Set point is the theory that your body has a weight range it actively defends, like a thermostat. Try to drop below it and the body pushes back — ramping up hunger, dialing down energy expenditure — to pull you back toward the defended range. It’s the single most useful mental model for understanding why weight loss is so hard to sustain, and where GLP-1s may fit.

What the theory explains

The set-point model accounts for a lot of frustrating, well-documented reality:

  • Why diets regain. Lose weight and your body increases the hunger hormone ghrelin, decreases the fullness hormone leptin, and lowers energy expenditure — a coordinated defense that persists for a long time. Willpower is fighting biology, and biology is patient (this is rebound weight gain in mechanism form).
  • Why plateaus happen as you approach the range your body will defend.
  • Why food noise gets louder exactly when you’re restricting — that’s the defense system turning up the volume.

The GLP-1 connection

Here’s the interesting part. One way to frame GLP-1 medications is that they may lower the defended set point — turning the thermostat down rather than just forcing you below an unchanged one. That would explain why losing weight on them feels less like a constant fight than dieting does, and why the loss holds while on the medication.

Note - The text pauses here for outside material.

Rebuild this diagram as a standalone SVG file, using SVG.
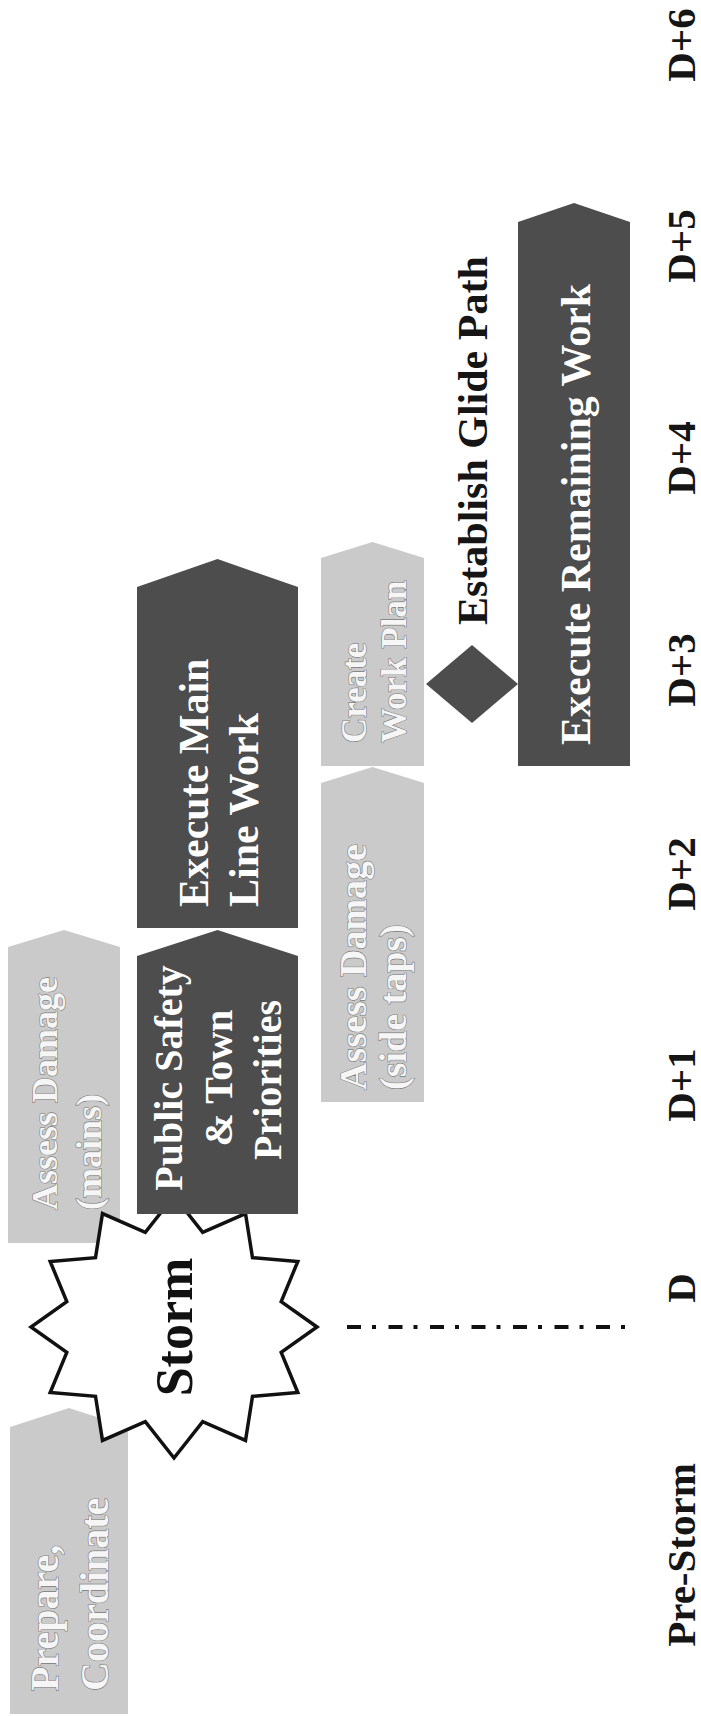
<svg xmlns="http://www.w3.org/2000/svg" width="701" height="1716" viewBox="0 0 701 1716">
<style>
.t{font-family:"Liberation Serif","Times New Roman",serif;font-weight:bold}
.dk{fill:#4d4d4d}
.lt{fill:#cacaca}
.wt{fill:#ffffff}
.lw{fill:#f6f6f6;stroke:#7a7a7a;stroke-width:1.2;paint-order:stroke}
.lab{fill:#151515;font-size:41px;text-anchor:middle}
.star{fill:#ffffff;stroke:#111111;stroke-width:3.5;stroke-linejoin:miter}
</style>
<rect width="701" height="1716" fill="#ffffff"/>

<g id="assess-mains">
<polygon class="lt" points="8,947 64,930 120,947 120,1243 8,1243"/>
<text class="t lw" font-size="36" transform="translate(57,1210) rotate(-90)">Assess Damage</text>
<text class="t lw" font-size="36" transform="translate(101,1210) rotate(-90)">(mains)</text>
</g>

<g id="prepare">
<polygon class="lt" points="10,1427 69,1408 128,1427 128,1714 10,1714"/>
<text class="t lw" font-size="40" transform="translate(58,1691) rotate(-90)">Prepare,</text>
<text class="t lw" font-size="40" transform="translate(108,1691) rotate(-90)">Coordinate</text>
</g>

<g id="storm">
<polygon class="star" points="317,1327 281.2,1301.6 297.8,1261.5 252.5,1257.7 245.5,1213.6 202.7,1232.3 174,1196 145.3,1232.3 102.5,1213.6 95.5,1257.7 50.2,1261.5 66.8,1301.6 31,1327 66.8,1352.4 50.2,1392.5 95.5,1396.3 102.5,1440.4 145.3,1421.7 174,1458 202.7,1421.7 245.5,1440.4 252.5,1396.3 297.8,1392.5 281.2,1352.4"/>
<text class="t" font-size="52" fill="#111111" text-anchor="middle" transform="translate(192,1327) rotate(-90)">Storm</text>
</g>

<g id="public-safety">
<polygon class="dk" points="137,956 217.5,930 298,956 298,1214 137,1214"/>
<text class="t wt" font-size="40" text-anchor="middle" transform="translate(182,1078) rotate(-90)">Public Safety</text>
<text class="t wt" font-size="40" text-anchor="middle" transform="translate(232,1078) rotate(-90)">&amp; Town</text>
<text class="t wt" font-size="40" text-anchor="middle" transform="translate(281,1080) rotate(-90)">Priorities</text>
</g>

<g id="execute-main">
<polygon class="dk" points="137,587 217.5,559 298,587 298,928 137,928"/>
<text class="t wt" font-size="42" transform="translate(208,907) rotate(-90)">Execute Main</text>
<text class="t wt" font-size="42" transform="translate(258,907) rotate(-90)">Line Work</text>
</g>

<g id="assess-side-taps">
<polygon class="lt" points="321,783 372.5,767 424,783 424,1102 321,1102"/>
<text class="t lw" font-size="38" transform="translate(366,1090) rotate(-90)">Assess Damage</text>
<text class="t lw" font-size="38" transform="translate(406,1090) rotate(-90)">(side taps)</text>
</g>

<g id="create-work-plan">
<polygon class="lt" points="321,558 372.5,542 424,558 424,766 321,766"/>
<text class="t lw" font-size="35" transform="translate(366,743) rotate(-90)">Create</text>
<text class="t lw" font-size="35" transform="translate(406,743) rotate(-90)">Work Plan</text>
</g>

<g id="glide-path">
<polygon class="dk" points="426,684 472,645 518,684 472,723"/>
<text class="t" font-size="42" fill="#151515" transform="translate(487,625) rotate(-90)">Establish Glide Path</text>
</g>

<g id="execute-remaining">
<polygon class="dk" points="518,222 574,203 630,222 630,766 518,766"/>
<text class="t wt" font-size="42" transform="translate(590,745) rotate(-90)">Execute Remaining Work</text>
</g>

<g id="connectors">
<line x1="347" y1="1327" x2="637" y2="1327" stroke="#111111" stroke-width="4" stroke-dasharray="14 11 4 12.5"/>
</g>

<g id="timeline-labels">
<text class="t lab" transform="translate(695,45) rotate(-90)">D+6</text>
<text class="t lab" transform="translate(695,246) rotate(-90)">D+5</text>
<text class="t lab" transform="translate(695,458) rotate(-90)">D+4</text>
<text class="t lab" transform="translate(695,670) rotate(-90)">D+3</text>
<text class="t lab" transform="translate(695,874) rotate(-90)">D+2</text>
<text class="t lab" transform="translate(695,1085) rotate(-90)">D+1</text>
<text class="t lab" transform="translate(695,1288) rotate(-90)">D</text>
<text class="t lab" transform="translate(695,1555) rotate(-90)">Pre-Storm</text>
</g>
</svg>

It also explains the flip side: stop the drug, and the set point (and its defenses) may return to where it was — which is the leading account of why weight comes back after stopping, and why maintenance is increasingly viewed as long-term, not temporary.

A caveat

Set point is a model, not a settled law — the exact biology is still debated, and it’s not a precise number you can measure. But as a framework for why weight is defended, why regain isn’t a moral failure, and why these drugs behave the way they do, it’s genuinely clarifying.